#### [Task statement]
Set down the lines that begin at the top of the records and end with the line containing "var seasonBounds = [148, 301];", and drop every picture.

··· Provided records

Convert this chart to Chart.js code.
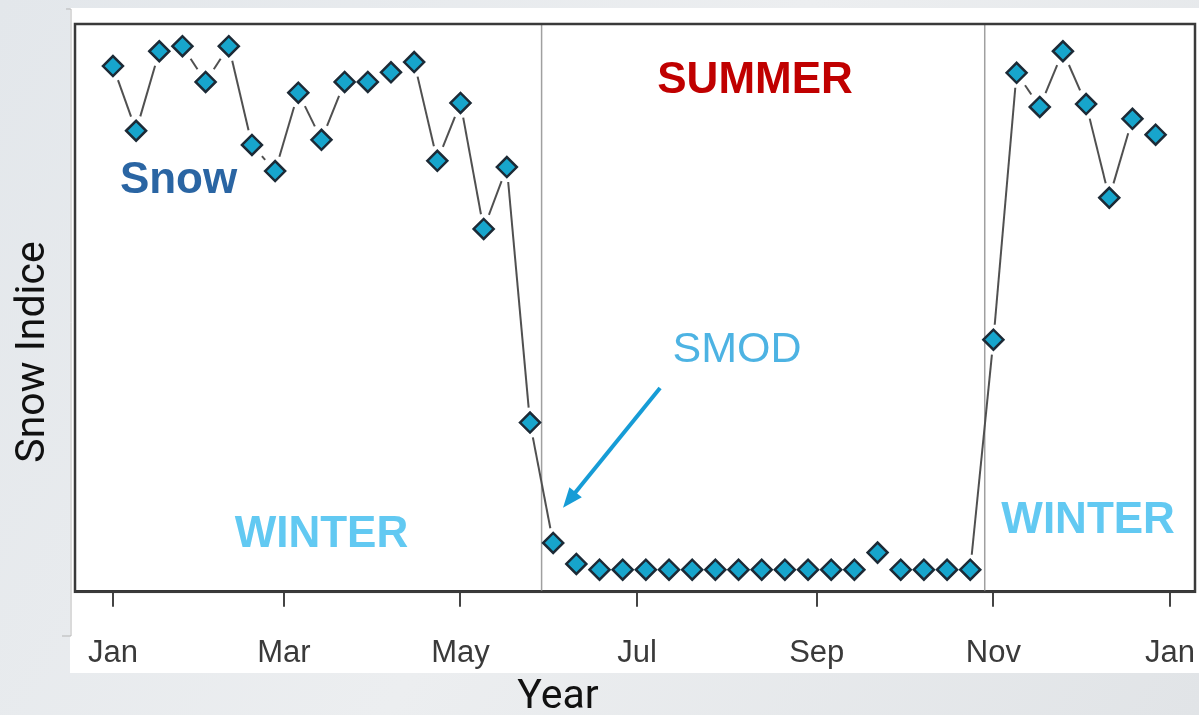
<!DOCTYPE html>
<html>
<head>
<meta charset="utf-8">
<script src="https://cdn.jsdelivr.net/npm/chart.js@4.4.1/dist/chart.umd.min.js"></script>
<style>
  html, body { margin: 0; padding: 0; background: #e6e9ec; }
  #wrap { width: 1199px; height: 715px; }
</style>
</head>
<body>
<div id="wrap"><canvas id="snowChart" width="1199" height="715"></canvas></div>
<script>
// 8-day composites, day offset from Jan 1
var dayOfYear = [0, 8, 16, 24, 32, 40, 48, 56, 64, 72, 80, 88, 96, 104, 112, 120,
  128, 136, 144, 152, 160, 168, 176, 184, 192, 200, 208, 216, 224, 232, 240, 248,
  256, 264, 272, 280, 288, 296, 304, 312, 320, 328, 336, 344, 352, 360];
var snowIndex = [92.6, 81.2, 95.2, 96.1, 89.8, 96.1, 78.7, 74.1, 87.9, 79.6, 89.8, 89.8,
  91.5, 93.3, 75.9, 86.1, 63.9, 74.8, 29.8, 8.6, 4.9, 3.9, 3.9, 3.9, 3.9, 3.9, 3.9, 3.9,
  3.9, 3.9, 3.9, 3.9, 3.9, 6.9, 3.9, 3.9, 3.9, 3.9, 44.4, 91.4, 85.4, 95.2, 85.9, 69.4,
  83.3, 80.5];
var monthTicks = [0, 59, 120, 181, 243, 304, 365];
var monthLabels = ["Jan", "Mar", "May", "Jul", "Sep", "Nov", "Jan"];
var seasonBounds = [148, 301];

// text notes drawn on the plot (day, value)
var notes = [
  { text: "SUMMER", day: 221.7, value: 87.9, color: "#c00000", font: "bold 44px 'Liberation Sans', Arial", align: "center" },
  { text: "Snow", day: 2.4, value: 70.2, color: "#2a65a3", font: "bold 44px 'Liberation Sans', Arial", align: "left" },
  { text: "WINTER", day: 72, value: 7.9, color: "#62c9f2", font: "bold 44px 'Liberation Sans', Arial", align: "center" },
  { text: "WINTER", day: 336.7, value: 10.4, color: "#62c9f2", font: "bold 44px 'Liberation Sans', Arial", align: "center" },
  { text: "SMOD", day: 215.5, value: 40.5, color: "#4db3e3", font: "43px 'Liberation Sans', Arial", align: "center" }
];
var smodArrow = { fromDay: 188.9, fromValue: 35.9, toDay: 155.4, toValue: 14.8 };

var points = dayOfYear.map(function (d, i) { return { x: d, y: snowIndex[i] }; });

var backdrop = {
  id: "backdrop",
  beforeDraw: function (chart) {
    var ctx = chart.ctx;
    ctx.save();
    var g = ctx.createLinearGradient(0, 0, 1199, 715);
    g.addColorStop(0, "#e3e7eb");
    g.addColorStop(0.5, "#eceef0");
    g.addColorStop(1, "#e1e4e7");
    ctx.fillStyle = g;
    ctx.fillRect(0, 0, chart.width, chart.height);
    ctx.fillStyle = "#ffffff";
    ctx.fillRect(70, 8, chart.width - 70, 665);
    ctx.strokeStyle = "#b5b5b5";
    ctx.lineWidth = 1;
    ctx.beginPath();
    ctx.moveTo(66, 9); ctx.lineTo(71, 9); ctx.lineTo(71, 636); ctx.lineTo(62, 636);
    ctx.stroke();
    ctx.restore();
  }
};

var decor = {
  id: "decor",
  beforeDatasetsDraw: function (chart) {
    var ctx = chart.ctx, a = chart.chartArea;
    var xs = chart.scales.x;
    ctx.save();
    // season boundaries
    ctx.strokeStyle = "#a0a0a0";
    ctx.lineWidth = 1.5;
    seasonBounds.forEach(function (d) {
      var px = xs.getPixelForValue(d);
      ctx.beginPath(); ctx.moveTo(px, a.top); ctx.lineTo(px, a.bottom); ctx.stroke();
    });
    // connecting segments with gaps round the markers
    var pts = chart.getDatasetMeta(0).data;
    var gap = 15;
    ctx.strokeStyle = "#505050";
    ctx.lineWidth = 2;
    for (var i = 1; i < pts.length; i++) {
      var p0 = pts[i - 1], p1 = pts[i];
      var dx = p1.x - p0.x, dy = p1.y - p0.y;
      var len = Math.sqrt(dx * dx + dy * dy);
      if (len <= 2 * gap + 2) continue;
      var ux = dx / len, uy = dy / len;
      ctx.beginPath();
      ctx.moveTo(p0.x + ux * gap, p0.y + uy * gap);
      ctx.lineTo(p1.x - ux * gap, p1.y - uy * gap);
      ctx.stroke();
    }
    // plot frame
    ctx.strokeStyle = "#3a3a3a";
    ctx.lineWidth = 2.5;
    ctx.strokeRect(a.left, a.top, a.right - a.left, a.bottom - a.top);
    ctx.restore();
  },
  afterDatasetsDraw: function (chart) {
    var ctx = chart.ctx;
    var xs = chart.scales.x, ys = chart.scales.y;
    ctx.save();
    notes.forEach(function (n) {
      ctx.font = n.font;
      ctx.fillStyle = n.color;
      ctx.textAlign = n.align;
      ctx.textBaseline = "alphabetic";
      ctx.fillText(n.text, xs.getPixelForValue(n.day), ys.getPixelForValue(n.value));
    });
    // SMOD arrow
    var x0 = xs.getPixelForValue(smodArrow.fromDay), y0 = ys.getPixelForValue(smodArrow.fromValue);
    var x1 = xs.getPixelForValue(smodArrow.toDay), y1 = ys.getPixelForValue(smodArrow.toValue);
    var ang = Math.atan2(y1 - y0, x1 - x0);
    var head = 20;
    ctx.strokeStyle = "#169cd6";
    ctx.fillStyle = "#169cd6";
    ctx.lineWidth = 4;
    ctx.beginPath();
    ctx.moveTo(x0, y0);
    ctx.lineTo(x1 - Math.cos(ang) * (head - 4), y1 - Math.sin(ang) * (head - 4));
    ctx.stroke();
    ctx.beginPath();
    ctx.moveTo(x1, y1);
    ctx.lineTo(x1 - head * Math.cos(ang) + 8 * Math.sin(ang), y1 - head * Math.sin(ang) - 8 * Math.cos(ang));
    ctx.lineTo(x1 - head * Math.cos(ang) - 8 * Math.sin(ang), y1 - head * Math.sin(ang) + 8 * Math.cos(ang));
    ctx.closePath();
    ctx.fill();
    // axis titles
    ctx.fillStyle = "#111111";
    ctx.font = "41px Roboto";
    ctx.textAlign = "center";
    ctx.textBaseline = "alphabetic";
    ctx.fillText("Year", 558, 708);
    ctx.translate(44, 352);
    ctx.rotate(-Math.PI / 2);
    ctx.fillText("Snow Indice", 0, 0);
    ctx.restore();
  }
};

new Chart(document.getElementById("snowChart"), {
  type: "line",
  data: {
    datasets: [{
      label: "Snow Indice",
      data: points,
      showLine: false,
      pointStyle: "rectRot",
      pointRadius: 10,
      pointHoverRadius: 10,
      pointBackgroundColor: "#17a5cc",
      pointBorderColor: "#1c2a36",
      pointBorderWidth: 2.5
    }]
  },
  options: {
    responsive: false,
    animation: false,
    layout: { autoPadding: false, padding: { left: 75, top: 24, right: 4, bottom: 15 } },
    plugins: {
      legend: { display: false },
      tooltip: { enabled: false }
    },
    scales: {
      x: {
        type: "linear",
        min: -13.1,
        max: 373.6,
        afterBuildTicks: function (scale) {
          scale.ticks = monthTicks.map(function (v) { return { value: v }; });
        },
        afterFit: function (scale) {
          scale.paddingLeft = 0;
          scale.paddingRight = 0;
        },
        ticks: {
          autoSkip: false,
          maxRotation: 0,
          padding: 28,
          color: "#3a3a3a",
          font: { family: "'Liberation Sans', Arial", size: 31 },
          callback: function (v, i) { return monthLabels[i]; }
        },
        grid: { drawOnChartArea: false, drawTicks: true, tickLength: 15, color: "#444444", lineWidth: 2 },
        border: { display: true, color: "#333333", width: 3 }
      },
      y: {
        display: false,
        min: 0,
        max: 100
      }
    }
  },
  plugins: [backdrop, decor]
});
</script>
</body>
</html>
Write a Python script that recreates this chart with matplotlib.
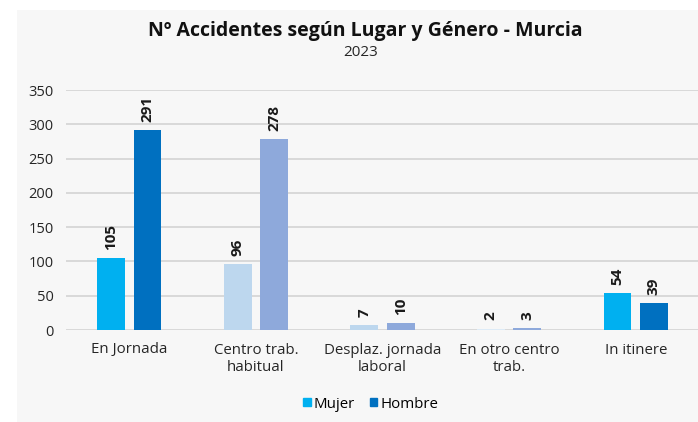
import numpy as np
import matplotlib
matplotlib.use("Agg")
import matplotlib.pyplot as plt
from matplotlib.patches import Rectangle

categories = ["En Jornada", "Centro trab.\nhabitual", "Desplaz. jornada\nlaboral", "En otro centro\ntrab.", "In itinere"]
mujer = [105, 96, 7, 2, 54]
hombre = [291, 278, 10, 3, 39]
mujer_colors = ["#00B0F0", "#BDD7EE", "#BDD7EE", "#DDEBF7", "#00B0F0"]
hombre_colors = ["#0070C0", "#8EA9DB", "#8EA9DB", "#8EA9DB", "#0070C0"]
yticks = [0, 50, 100, 150, 200, 250, 300, 350]

plt.rcParams["font.family"] = ["Open Sans", "DejaVu Sans"]

fig = plt.figure(figsize=(6.98, 4.22), dpi=100)
fig.patches.append(Rectangle((17 / 698, 0), 1, 1 - 10 / 422, transform=fig.transFigure,
                             facecolor="#F7F7F7", edgecolor="none", zorder=-10))

ax = fig.add_axes([66 / 698, 1 - 330 / 422, 633 / 698, 240 / 422])
ax.set_facecolor("none")

x = np.arange(len(categories))
w = 0.22
off = 0.144
b1 = ax.bar(x - off, mujer, w, color=mujer_colors, label="Mujer", zorder=3)
b2 = ax.bar(x + off, hombre, w, color=hombre_colors, label="Hombre", zorder=3)

for bars, vals in ((b1, mujer), (b2, hombre)):
    for rect, v in zip(bars, vals):
        ax.annotate(str(v), (rect.get_x() + rect.get_width() / 2, v),
                    xytext=(0, 6), textcoords="offset points",
                    rotation=90, ha="center", va="bottom",
                    fontsize=11, fontweight="bold", color="#1a1a1a")

ax.set_xlim(-0.5, len(categories) - 0.5)
ax.set_ylim(0, 350)
ax.set_yticks(yticks)
ax.set_xticks(x)
ax.set_xticklabels(categories, fontsize=10.8, color="#262626", linespacing=1.2)
ax.tick_params(axis="y", labelsize=10.5, labelcolor="#262626", length=0, pad=9)
ax.tick_params(axis="x", length=0, pad=9)
ax.grid(axis="y", color="#D4D4D4", linewidth=1.2, zorder=0)
for s in ax.spines.values():
    s.set_visible(False)

fig.text(0.524, 1 - 31 / 422, "Nº Accidentes según Lugar y Género - Murcia",
         ha="center", va="center", fontsize=14, fontweight="bold", color="#111111")
fig.text(0.516, 1 - 52 / 422, "2023", ha="center", va="center", fontsize=11, color="#262626")

handles = [Rectangle((0, 0), 1, 1, color="#00B0F0"), Rectangle((0, 0), 1, 1, color="#0070C0")]
fig.legend(handles, ["Mujer", "Hombre"], loc="center", bbox_to_anchor=(0.531, 1 - 404 / 422),
           ncol=2, frameon=False, fontsize=10.8, handlelength=0.5, handleheight=0.5,
           handletextpad=0.2, columnspacing=1.0)

fig.savefig("out.png", dpi=100, facecolor="white")
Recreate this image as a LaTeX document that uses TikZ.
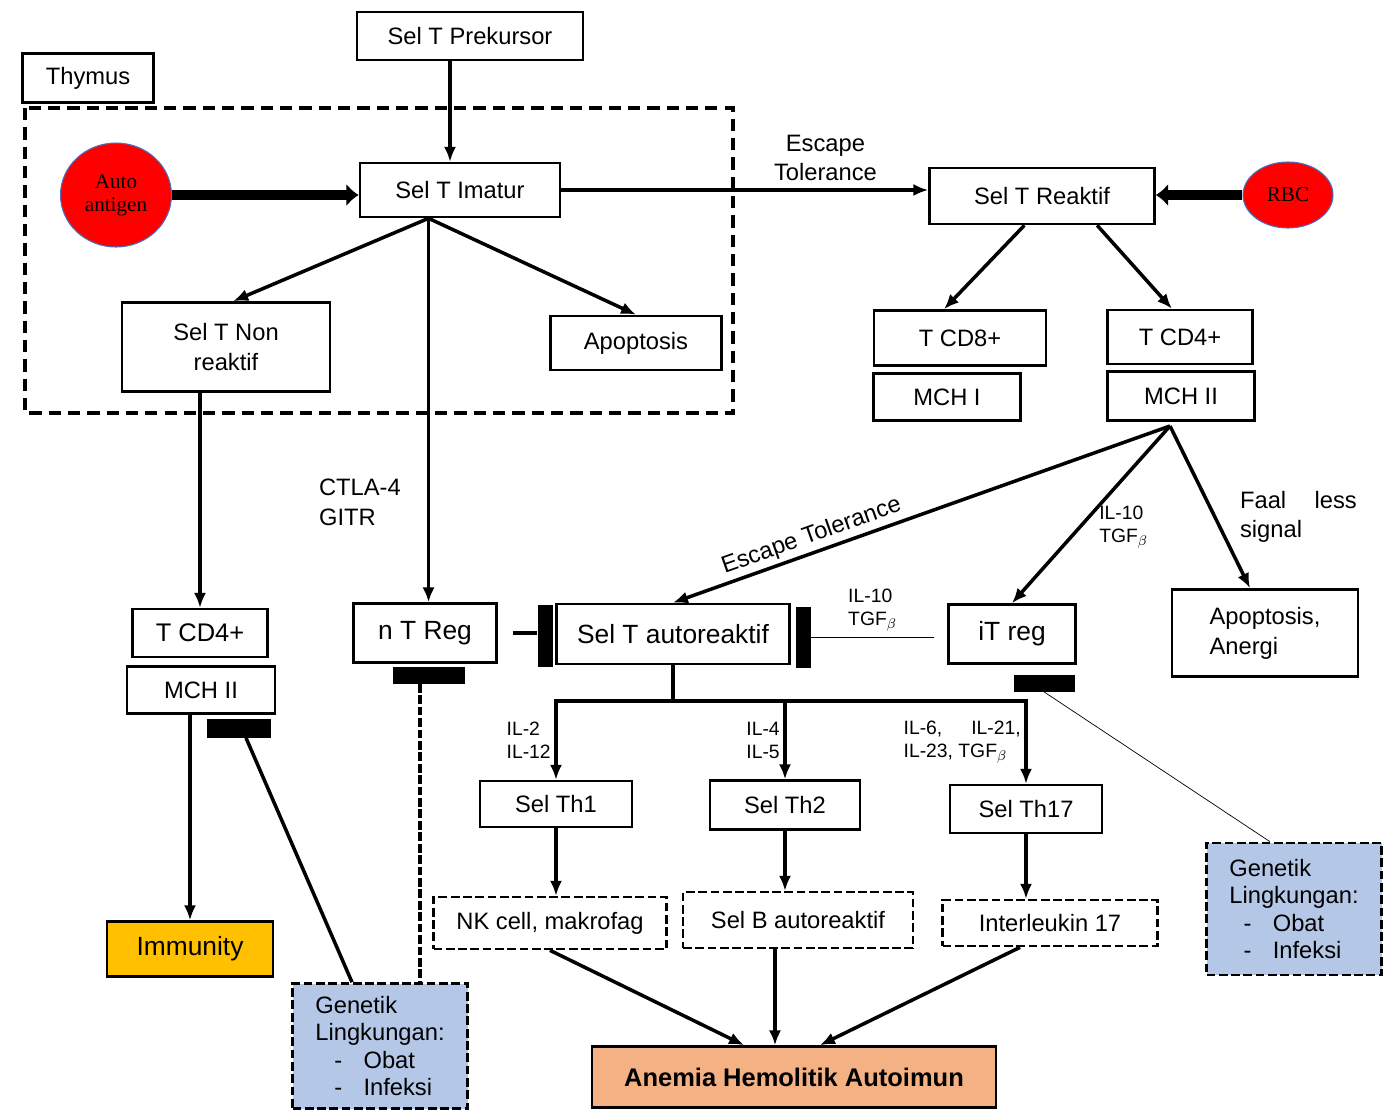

······

#### [Right answer]
Convert this chart to Chart.js code.
<!DOCTYPE html>
<html>
<head>
<meta charset="utf-8">
<script src="https://cdn.jsdelivr.net/npm/chart.js@4.4.1/dist/chart.umd.min.js"></script>
<style>
  html, body { margin: 0; padding: 0; background: #e6e9ec; }
  #wrap { width: 1199px; height: 715px; }
</style>
</head>
<body>
<div id="wrap"><canvas id="snowChart" width="1199" height="715"></canvas></div>
<script>
// 8-day composites, day offset from Jan 1
var dayOfYear = [0, 8, 16, 24, 32, 40, 48, 56, 64, 72, 80, 88, 96, 104, 112, 120,
  128, 136, 144, 152, 160, 168, 176, 184, 192, 200, 208, 216, 224, 232, 240, 248,
  256, 264, 272, 280, 288, 296, 304, 312, 320, 328, 336, 344, 352, 360];
var snowIndex = [92.6, 81.2, 95.2, 96.1, 89.8, 96.1, 78.7, 74.1, 87.9, 79.6, 89.8, 89.8,
  91.5, 93.3, 75.9, 86.1, 63.9, 74.8, 29.8, 8.6, 4.9, 3.9, 3.9, 3.9, 3.9, 3.9, 3.9, 3.9,
  3.9, 3.9, 3.9, 3.9, 3.9, 6.9, 3.9, 3.9, 3.9, 3.9, 44.4, 91.4, 85.4, 95.2, 85.9, 69.4,
  83.3, 80.5];
var monthTicks = [0, 59, 120, 181, 243, 304, 365];
var monthLabels = ["Jan", "Mar", "May", "Jul", "Sep", "Nov", "Jan"];
var seasonBounds = [148, 301];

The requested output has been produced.